Last month, the court said P&ID had been awarded a contract contrary to public policy and cleared the former Lagos Attorney-General, Olasupo Shasore, of wrongdoing in representing Nigeria in the arbitration.

This week, Nigeria’s Attorney-General and Minister of Justice, Lateef Fagbemi, said the British court had vindicated Nigeria.

“The judgment serves as a damning indictment of predatory international investors, who should now rightly be deterred from preying upon Nigeria and other developing nations to satisfy their greed,” he said on October 29.

“P&ID and its associates, Nigerians and foreigners alike, shamelessly attempted to defraud the country and enrich themselves through sharing Nigeria’s privileged documents, fraud, bribery and corruption on an industrial scale.”

Corrupt officials

Former President Muhammadu Buhari, who refused to settle the case out of court, said on October 30 that Nigeria would have paid $15 billion if it had lost the case.

“The plant was never built. Construction was not started. P&ID did not even buy the land for the facility. But the contract, incredibly, was clear: P&ID could sue Nigeria, and claim all the profits it might have made over 20 years as if everything had been completed,” Buhari said last week.

“Nigeria was in court in London, trying to talk down liability and costs. Back at home, fixers were looking to work out a quiet settlement. This is often the way. A lot of contracts end up in dispute.
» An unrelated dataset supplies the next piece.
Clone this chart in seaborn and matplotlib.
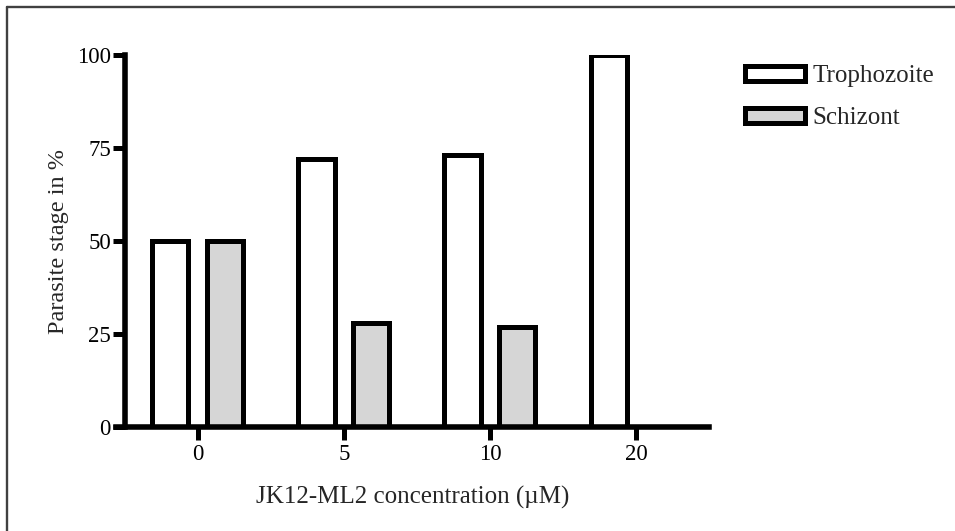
import matplotlib
matplotlib.use("Agg")
import matplotlib.pyplot as plt
from matplotlib.lines import Line2D
from matplotlib.patches import Patch
import seaborn as sns
import pandas as pd

# Parasite stage distribution after JK12-ML2 treatment
concentrations = ["0", "5", "10", "20"]
stages = ["Trophozoite", "Schizont"]
trophozoite_pct = [50, 72, 73, 100]
schizont_pct = [50, 28, 27, 0]
y_ticks = [0, 25, 50, 75, 100]

df = pd.DataFrame({
    "conc": concentrations * 2,
    "stage": [stages[0]] * len(concentrations) + [stages[1]] * len(concentrations),
    "pct": trophozoite_pct + schizont_pct,
})

sns.set_theme(style="white")
plt.rcParams["font.family"] = ["Liberation Serif", "DejaVu Serif"]

fig = plt.figure(figsize=(9.55, 5.31), dpi=100)
ax = fig.add_axes([116 / 955, 1 - 427 / 531, 593 / 955, 372 / 531])

colors = {"Trophozoite": "white", "Schizont": "#d6d6d6"}
sns.barplot(data=df, x="conc", y="pct", hue="stage", order=concentrations,
            hue_order=stages, palette=colors, edgecolor="black",
            linewidth=3.6, gap=0.34, width=0.75, saturation=1,
            legend=False, ax=ax)

ax.set_xlim(-0.56, 3.5)
ax.set_ylim(0, 100)
ax.set_yticks(y_ticks)
ax.set_yticklabels([str(v) for v in y_ticks])

for side in ("top", "right"):
    ax.spines[side].set_visible(False)
for side in ("left", "bottom"):
    ax.spines[side].set_linewidth(4.0)
    ax.spines[side].set_color("black")
    ax.spines[side].set_capstyle("projecting")
ax.spines["left"].set_position(("data", -0.50))
ax.spines["left"].set_zorder(5)
ax.spines["bottom"].set_zorder(5)

ax.tick_params(axis="both", direction="out", length=9, width=3.6,
               color="black", labelsize=16.5, labelcolor="black",
               bottom=True, left=True)
ax.tick_params(axis="y", pad=1)
ax.tick_params(axis="x", pad=3)

ax.set_xlabel("JK12-ML2 concentration (\u00b5M)", fontsize=18, labelpad=15)
ax.set_ylabel("Parasite stage in %", fontsize=17.5, labelpad=6)

handles = [Patch(facecolor=colors[s], edgecolor="black", linewidth=3.6) for s in stages]
ax.legend(handles, stages, loc="upper left", bbox_to_anchor=(745 / 955, 1 - 65 / 531),
          bbox_transform=fig.transFigure, frameon=False, handlelength=2.4,
          handleheight=0.55, handletextpad=0.3, labelspacing=0.8,
          borderpad=0, borderaxespad=0, fontsize=18)

# page frame along the top and left edges
fig.add_artist(Line2D([7 / 955, 7 / 955], [0, 1 - 7 / 531], transform=fig.transFigure,
                      color="#404040", linewidth=1.7))
fig.add_artist(Line2D([7 / 955, 1], [1 - 7 / 531, 1 - 7 / 531], transform=fig.transFigure,
                      color="#404040", linewidth=1.7))

fig.savefig("out.png", dpi=100, facecolor="white")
P&ID won a settlement in 2017 of $6 billion, with compound interest.”

President Bola Tinubu on October 28, described the ruling as a landmark victory that proved conclusively that the nation would no longer be held hostage by economic conspiracies between “private firms and solitarily corrupt officials who conspire to extort and indebt the very nations they swear to defend and protect”.

He said the victory was not just for Nigeria, but for the long-exploited African continent.

Former President Goodluck Jonathan’s government reached an out-of-court agreement to pay the $850 million, but he passed the payment on to the administration of President Muhammadu Buhari, which came to power in 2015.

Depth of corruption

However, Buhari refused to pay the negotiated sum and challenged the enforcement of the award in the English Commercial Court. However, the London court added $2.4 billion in interest, bringing the total to $9 billion.

Shasore was accused of obstructing Nigeria’s legal proceedings against the British Virgin Islands-based company and was charged with negligence and lack of due diligence in handling the case.

In his defence, the former Lagos Attorney-General, who was appointed as Nigeria’s lawyer in 2017, claimed that he had done everything in his power to secure the best outcome for Nigeria.

Nigeria’s House of Representatives, which investigated the matter, said on November 1, 2023 that the P&ID saga had exposed the depth of corruption and lack of patriotism on the part of Nigeria’s officials and consultants, including lawyers, who had handled it with “shoddiness and corruption”.

It ordered Nigeria to review its procurement practices and investigate all concession contracts awarded by the government and its agencies in recent years.